At the time of making these investments, Ugandans did not have much money. That is why the government did the investment on their behalf. It was hoped then that when Ugandans get enough money they will buy the government out of these enterprises so that their ownership is turned over to Ugandans.
Any subsequent government was supposed to follow this principle in order to make the Ugandan the owner of major production units in his country. This principle embodied economic patriotism of the first order. If all subsequent governments had continued to be that patriotic towards their citizens, we would have had economic emancipation by now.
However, when the NRM government came to power, the issue of economic patriotism was relegated to the back seat. The enterprises which used to belong to Ugandans through the central government were all sold to foreigners. For example, National Insurance Corporation was sold to Nigerians, Uganda Commercial Bank to South Africans, National Housing Corporation to Libyans, Lake Victoria Hotel to Libyans and so on. Some Corporations as well as their valuable assets just disappeared without a trace. The examples of such enterprises are Coffee Marketing Board, Lint Marketing Board, Transocean (U) Ltd, Uganda Airlines and many others.
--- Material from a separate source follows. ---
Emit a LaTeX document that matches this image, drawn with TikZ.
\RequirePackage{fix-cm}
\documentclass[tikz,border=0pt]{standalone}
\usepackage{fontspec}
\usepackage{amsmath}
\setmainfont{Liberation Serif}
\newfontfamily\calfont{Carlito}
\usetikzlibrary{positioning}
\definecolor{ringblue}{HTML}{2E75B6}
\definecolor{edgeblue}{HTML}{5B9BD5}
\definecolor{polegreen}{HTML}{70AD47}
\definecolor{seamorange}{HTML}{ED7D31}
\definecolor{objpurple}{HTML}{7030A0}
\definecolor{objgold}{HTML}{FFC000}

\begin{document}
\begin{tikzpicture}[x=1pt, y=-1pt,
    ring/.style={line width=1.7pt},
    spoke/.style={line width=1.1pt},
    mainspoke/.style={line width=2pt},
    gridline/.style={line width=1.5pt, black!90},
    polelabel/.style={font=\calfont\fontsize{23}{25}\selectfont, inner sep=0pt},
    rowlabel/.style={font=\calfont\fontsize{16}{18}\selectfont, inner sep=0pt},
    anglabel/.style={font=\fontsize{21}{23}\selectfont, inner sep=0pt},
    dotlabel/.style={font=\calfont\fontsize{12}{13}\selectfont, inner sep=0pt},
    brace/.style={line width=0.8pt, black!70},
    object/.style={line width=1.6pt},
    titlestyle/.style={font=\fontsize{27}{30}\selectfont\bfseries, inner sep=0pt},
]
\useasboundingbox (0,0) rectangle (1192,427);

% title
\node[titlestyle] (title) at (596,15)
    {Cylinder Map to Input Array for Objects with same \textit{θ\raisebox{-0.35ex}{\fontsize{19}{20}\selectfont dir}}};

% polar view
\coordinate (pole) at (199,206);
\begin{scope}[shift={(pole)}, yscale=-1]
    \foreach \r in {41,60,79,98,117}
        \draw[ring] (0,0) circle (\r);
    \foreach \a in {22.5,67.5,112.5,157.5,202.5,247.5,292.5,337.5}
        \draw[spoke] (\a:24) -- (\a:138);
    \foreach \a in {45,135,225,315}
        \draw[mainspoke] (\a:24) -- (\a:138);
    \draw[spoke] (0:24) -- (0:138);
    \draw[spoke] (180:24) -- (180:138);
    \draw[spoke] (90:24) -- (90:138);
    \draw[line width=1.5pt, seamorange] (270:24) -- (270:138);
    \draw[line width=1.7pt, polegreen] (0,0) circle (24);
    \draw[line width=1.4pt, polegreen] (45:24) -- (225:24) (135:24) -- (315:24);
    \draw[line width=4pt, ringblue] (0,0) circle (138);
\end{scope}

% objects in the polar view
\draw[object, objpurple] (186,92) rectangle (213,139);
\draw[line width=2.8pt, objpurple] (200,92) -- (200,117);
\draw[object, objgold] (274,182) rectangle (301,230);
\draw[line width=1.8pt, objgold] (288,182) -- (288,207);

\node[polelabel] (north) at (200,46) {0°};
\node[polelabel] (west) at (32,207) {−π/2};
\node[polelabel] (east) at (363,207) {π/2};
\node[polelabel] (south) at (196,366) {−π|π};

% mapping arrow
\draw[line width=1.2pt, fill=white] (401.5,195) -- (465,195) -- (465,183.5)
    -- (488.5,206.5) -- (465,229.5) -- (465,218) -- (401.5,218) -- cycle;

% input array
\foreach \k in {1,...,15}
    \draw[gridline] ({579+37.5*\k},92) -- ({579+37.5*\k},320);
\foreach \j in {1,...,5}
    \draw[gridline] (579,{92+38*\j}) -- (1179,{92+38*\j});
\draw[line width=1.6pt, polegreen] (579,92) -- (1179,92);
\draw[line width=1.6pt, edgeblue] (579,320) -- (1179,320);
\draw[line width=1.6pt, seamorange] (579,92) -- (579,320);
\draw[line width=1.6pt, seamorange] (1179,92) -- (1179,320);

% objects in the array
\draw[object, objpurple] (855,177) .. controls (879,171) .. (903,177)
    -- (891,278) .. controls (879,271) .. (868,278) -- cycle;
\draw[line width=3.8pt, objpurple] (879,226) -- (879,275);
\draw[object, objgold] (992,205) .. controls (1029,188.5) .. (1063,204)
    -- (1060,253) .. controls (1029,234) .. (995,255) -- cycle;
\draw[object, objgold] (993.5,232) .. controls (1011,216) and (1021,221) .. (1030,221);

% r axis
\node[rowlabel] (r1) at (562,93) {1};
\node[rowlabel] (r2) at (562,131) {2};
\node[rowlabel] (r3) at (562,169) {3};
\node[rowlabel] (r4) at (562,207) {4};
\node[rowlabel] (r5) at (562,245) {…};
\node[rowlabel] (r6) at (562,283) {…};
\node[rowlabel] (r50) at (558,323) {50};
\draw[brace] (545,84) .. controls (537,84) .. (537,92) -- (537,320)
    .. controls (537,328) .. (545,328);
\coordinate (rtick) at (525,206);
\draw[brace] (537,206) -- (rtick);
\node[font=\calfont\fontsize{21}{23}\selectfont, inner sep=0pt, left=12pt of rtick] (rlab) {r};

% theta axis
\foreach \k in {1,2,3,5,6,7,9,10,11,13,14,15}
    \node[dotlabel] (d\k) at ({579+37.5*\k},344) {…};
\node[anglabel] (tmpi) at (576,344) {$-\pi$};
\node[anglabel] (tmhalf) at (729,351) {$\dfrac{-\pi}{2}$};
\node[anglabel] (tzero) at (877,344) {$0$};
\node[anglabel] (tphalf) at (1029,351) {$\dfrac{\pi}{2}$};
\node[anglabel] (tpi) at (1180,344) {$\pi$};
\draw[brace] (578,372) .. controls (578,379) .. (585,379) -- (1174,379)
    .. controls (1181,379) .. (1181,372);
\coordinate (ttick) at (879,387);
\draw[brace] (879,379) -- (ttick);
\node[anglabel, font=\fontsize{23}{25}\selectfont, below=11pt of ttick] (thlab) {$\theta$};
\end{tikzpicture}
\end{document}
It would have been patriotic if, when considering the sale of these enterprises, the NRM Government thought about the Ugandans who owned them. By the time NRM came, some private Ugandans were in a position to buy some of these enterprises. But were they ever considered? No. Instead, trips were made abroad by top government officials to entice foreigners so that they come and invest in Uganda, in readymade enterprises, at give away prices.
There is a law in our books where anyone causing financial loss to the public should be prosecuted. The officials who sold or who gave away these public enterprises should have been prosecuted and convicted, but were they? No. Those who caused such losses were very unpatriotic, to say the least.
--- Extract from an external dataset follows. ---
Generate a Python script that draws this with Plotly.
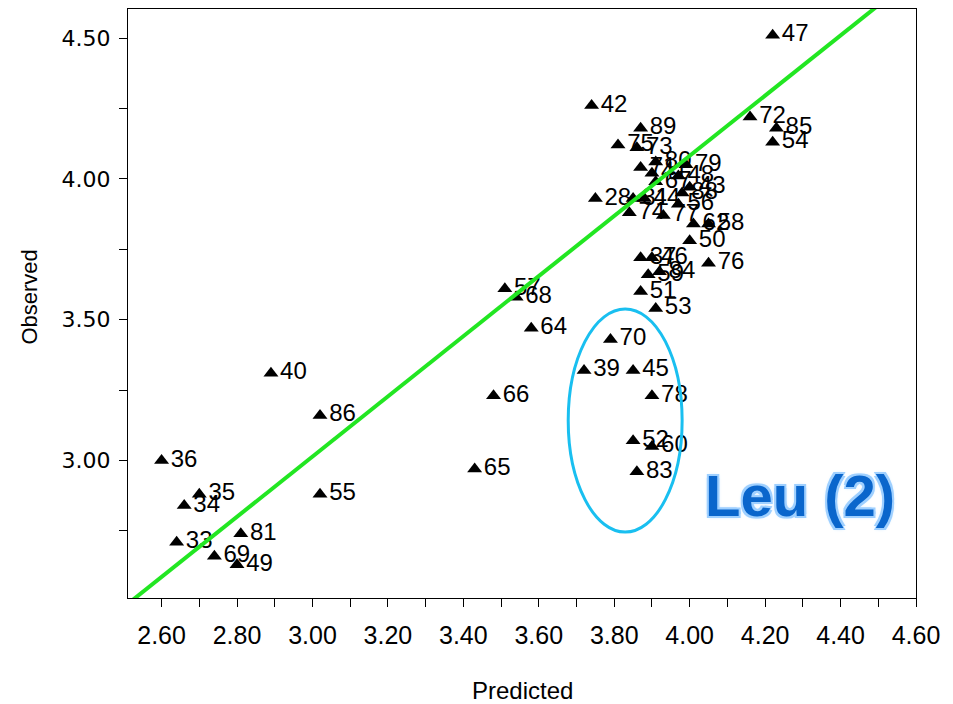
import plotly.graph_objects as go

# Compound IDs with predicted / observed activity
ids = ["33", "34", "35", "36", "49", "69", "81", "40", "86", "55",
       "65", "66", "64", "57", "68",
       "70", "39", "45", "78", "52", "60", "83",
       "42", "89", "75", "73", "71", "80", "41", "79", "48", "67", "43",
       "28", "31", "44", "88", "56", "74", "77", "62", "58", "50",
       "37", "46", "59", "84", "51", "53", "76",
       "72", "85", "54", "47"]
predicted = [2.64, 2.66, 2.70, 2.60, 2.80, 2.74, 2.81, 2.89, 3.02, 3.02,
             3.43, 3.48, 3.58, 3.51, 3.54,
             3.79, 3.72, 3.85, 3.90, 3.85, 3.90, 3.86,
             3.74, 3.87, 3.81, 3.86, 3.87, 3.91, 3.90, 3.99, 3.97, 3.91, 4.00,
             3.75, 3.85, 3.88, 3.98, 3.97, 3.84, 3.93, 4.01, 4.05, 4.00,
             3.87, 3.90, 3.89, 3.92, 3.87, 3.91, 4.05,
             4.16, 4.23, 4.22, 4.22]
observed = [2.71, 2.84, 2.88, 3.00, 2.63, 2.66, 2.74, 3.31, 3.16, 2.88,
            2.97, 3.23, 3.47, 3.61, 3.58,
            3.43, 3.32, 3.32, 3.23, 3.07, 3.05, 2.96,
            4.26, 4.18, 4.12, 4.11, 4.04, 4.06, 4.02, 4.05, 4.01, 3.99, 3.97,
            3.93, 3.93, 3.93, 3.95, 3.91, 3.88, 3.87, 3.84, 3.84, 3.78,
            3.72, 3.72, 3.66, 3.67, 3.60, 3.54, 3.70,
            4.22, 4.18, 4.13, 4.51]

# Regression line
fit_slope = 1.068
fit_intercept = -0.19
fit_x = [2.52, 4.50]
fit_y = [fit_slope * v + fit_intercept for v in fit_x]

# Outlier group outline (predicted / observed bounds)
group_x = [3.678, 3.980]
group_y = [2.746, 3.538]

x_ticks = [round(2.6 + 0.1 * i, 2) for i in range(21)]
x_labels = [f"{v:.2f}" if i % 2 == 0 else "" for i, v in enumerate(x_ticks)]
y_ticks = [2.75, 3.00, 3.25, 3.50, 3.75, 4.00, 4.25, 4.50]
y_labels = ["", "3.00", "", "3.50", "", "4.00", "", "4.50"]

fig = go.Figure()
fig.add_trace(go.Scatter(
    x=predicted, y=observed, text=ids, mode="markers+text",
    textposition="middle right",
    marker=dict(symbol="triangle-up", size=13, color="black"),
    textfont=dict(family="Liberation Sans, Arial", size=24, color="black"),
    cliponaxis=False, hoverinfo="skip",
))
fig.add_trace(go.Scatter(
    x=fit_x, y=fit_y, mode="lines",
    line=dict(color="#22e622", width=4), hoverinfo="skip",
))

fig.add_shape(type="circle", xref="x", yref="y",
              x0=group_x[0], x1=group_x[1], y0=group_y[0], y1=group_y[1],
              line=dict(color="#19bff0", width=3))

outline = "#9fd0ff"
fig.add_annotation(
    text="<b>Leu (2)</b>",
    xref="paper", yref="paper",
    x=(800 - 128) / 788, y=(598 - 495) / 589, showarrow=False,
    xanchor="center", yanchor="middle",
    font=dict(family="Liberation Sans, Arial", size=58, color="#0a66cc",
              shadow=f"2px 2px 0 {outline}, -2px -2px 0 {outline}, "
                     f"2px -2px 0 {outline}, -2px 2px 0 {outline}, 0 0 4px {outline}"),
)
fig.add_annotation(
    text="Observed", xref="paper", yref="paper", textangle=-90,
    x=(30 - 128) / 788, y=0.51, showarrow=False,
    xanchor="center", yanchor="middle",
    font=dict(family="Liberation Sans, Arial", size=22, color="black"),
)
fig.add_annotation(
    text="Predicted", xref="paper", yref="paper",
    x=(522 - 128) / 788, y=(598 - 690) / 589, showarrow=False,
    xanchor="center", yanchor="middle",
    font=dict(family="Liberation Sans, Arial", size=24, color="black"),
)

axis_common = dict(showgrid=False, zeroline=False, showline=True, mirror=True,
                   linecolor="black", linewidth=1, ticks="outside", ticklen=8,
                   tickcolor="black", tickmode="array")
fig.update_xaxes(range=[2.511, 4.60], tickvals=x_ticks, ticktext=x_labels,
                 tickfont=dict(family="Liberation Sans, Arial", size=25, color="black"),
                 ticklabelstandoff=7, **axis_common)
fig.update_yaxes(range=[2.512, 4.603], tickvals=y_ticks, ticktext=y_labels,
                 tickfont=dict(family="DejaVu Sans", size=22, color="black"),
                 ticklabelstandoff=4, **axis_common)

fig.update_layout(
    width=953, height=704, showlegend=False,
    margin=dict(l=128, r=37, t=9, b=106),
    plot_bgcolor="white", paper_bgcolor="white",
)

fig.write_html("out.html")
Uganda is the only country in the world where a foreigner arrives today and starts work tomorrow without any work permit whatsoever. Some of these foreigners engage in simple activities which any patriotic government should reserve for its citizens. I have the example of Chinese in retail shops, Indians baking pancakes, Europeans running butcheries and Kenyans selling tomatoes in local markets. Besides, the immigration authorities allow foreigners to enter the country just simply and without justifying why they should come here.
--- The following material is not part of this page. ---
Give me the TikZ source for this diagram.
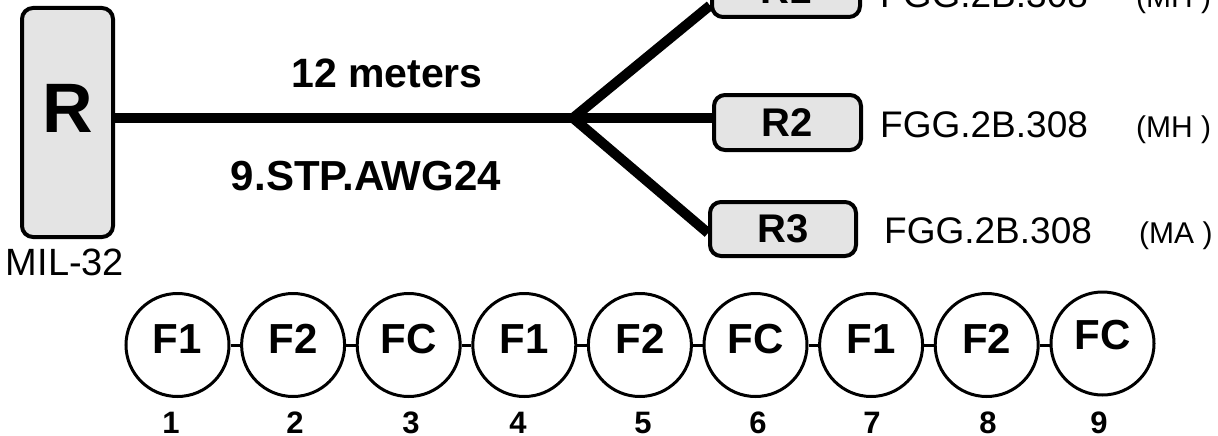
\documentclass[tikz,border=0pt]{standalone}
\usepackage{fontspec}
\setmainfont{Liberation Sans}
\definecolor{boxfill}{RGB}{228,228,228}
\newcommand{\fs}[1]{\fontsize{#1}{#1}\selectfont}
\begin{document}
\begin{tikzpicture}[x=1pt,y=-1pt,
  rbox/.style={draw,line width=4pt,rounded corners=11pt,fill=boxfill,inner sep=0pt,font=\fs{40}\bfseries},
  circ/.style={draw,line width=3pt,circle,minimum size=103pt,inner sep=0pt},
  ctext/.style={font=\fs{42}\bfseries,inner sep=0pt},
  numtext/.style={font=\fs{31}\bfseries,inner sep=0pt,anchor=base},
  wire/.style={line width=10pt,line cap=butt},
  link/.style={line width=3pt},
  code/.style={font=\fs{37},inner sep=0pt,anchor=base west},
  tag/.style={font=\fs{30},inner sep=0pt,anchor=base west}]
\useasboundingbox (0,0) rectangle (1218,436);
\clip (0,0) rectangle (1218,436);
% main unit
\node[rbox,minimum width=91pt,minimum height=229pt] (R) at (67.5,122.5) {};
\node[font=\fs{70}\bfseries,inner sep=0pt,anchor=base] (Rt) at (68,132) {R};
\node[font=\fs{38},inner sep=0pt,anchor=base] (mil) at (65,275) {MIL-32};
% remote boxes
\node[rbox,minimum width=148pt,minimum height=55pt] (R1) at (786,-10.5) {R1};
\node[rbox,minimum width=147pt,minimum height=55pt] (R2) at (787.5,122.5) {R2};
\node[rbox,minimum width=146pt,minimum height=54pt] (R3) at (783,229) {R3};
% junction and wires
\coordinate (J) at (573,118);
\draw[wire] (R.east |- J) -- (R2.west |- J);
\draw[wire] (J) -- ([yshift=-16pt]R1.west);
\draw[wire] (J) -- ([yshift=-4pt]R3.west);
% labels
\node[font=\fs{41}\bfseries,inner sep=0pt,anchor=base] (len) at (387,88) {12 meters};
\node[font=\fs{42}\bfseries,inner sep=0pt,anchor=base] (cab) at (366,190) {9.STP.AWG24};
\node[code] (c1) at (880,8) {FGG.2B.308};
\node[tag] (t1) at (1136,8) {(MH )};
\node[code] (c2) at (880,137) {FGG.2B.308};
\node[tag] (t2) at (1136,137) {(MH )};
\node[code] (c3) at (884,243) {FGG.2B.308};
\node[tag] (t3) at (1139,243) {(MA )};
% circles
\foreach \i/\t/\nx in {1/F1/171,2/F2/295,3/FC/411,4/F1/518,5/F2/643,6/FC/758,7/F1/872,8/F2/988}{
  \node[circ] (f\i) at ({177.5+115.6*(\i-1)},345) {};
  \node[ctext] (ft\i) at ([yshift=6pt]f\i.center) {\t};
  \node[numtext] (n\i) at (\nx,433) {\i};
}
\node[circ] (f9) at (1102.5,343.5) {};
\node[ctext] (ft9) at ([yshift=8pt]f9.center) {FC};
\node[numtext] (n9) at (1099,433) {9};
\foreach \a/\b in {1/2,2/3,3/4,4/5,5/6,6/7,7/8,8/9}{
  \draw[link] (f\a.east) -- (f\b.west |- f\a.east);
}
\end{tikzpicture}
\end{document}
A country attracts foreign investors in order to assist in the creation of jobs for its citizens. From time to time, the Uganda Investment Authority publishes figures of foreign investment attracted to the country bragging that Uganda is a very attractive destination to foreign investors. However, how many jobs are created? How many senior jobs are occupied by Ugandans? In this country, we have many banks. All of them, except one, are foreign owned. They make exorbitant profits, which, because of foreign exchange liberalization, are remitted to their shareholders abroad. The top, most executive positions of these banks are filled by foreigners. The same is true of insurance companies. All foreign insurers are led by foreigners. Do Ugandans not have enough education and experience to run these organizations? Is it too much to ask government to fend for the hapless Ugandans who look for jobs only to see that the top jobs are a reserve for foreigners?
Governments in many countries assist their citizens with seed capital to start money generating enterprises. Here, our NRM government just looks on, when citizens are being cheated by financial institutions. For example, all banks in this country proudly announce the huge profits they make year in year out whereas all they do is to get deposits cheaply from one group of people and to lend them to another group at very high interest rates. From their reports, it is clear that they could still make profits even if they reduced their interest charges. But the government cannot intervene on behalf of the borrower. What is bank supervision in the Bank of Uganda all about?
It appears that the NRM government has exhibited little economic patriotism to the native citizens. Foreigners get better treatment. There are many examples which even the reader himself can cite. Therefore the government should change its attitude towards its own people. It should exhibit economic patriotism by promoting the interest of Ugandans and by making the Ugandan the dominant factor in our country’s economic development.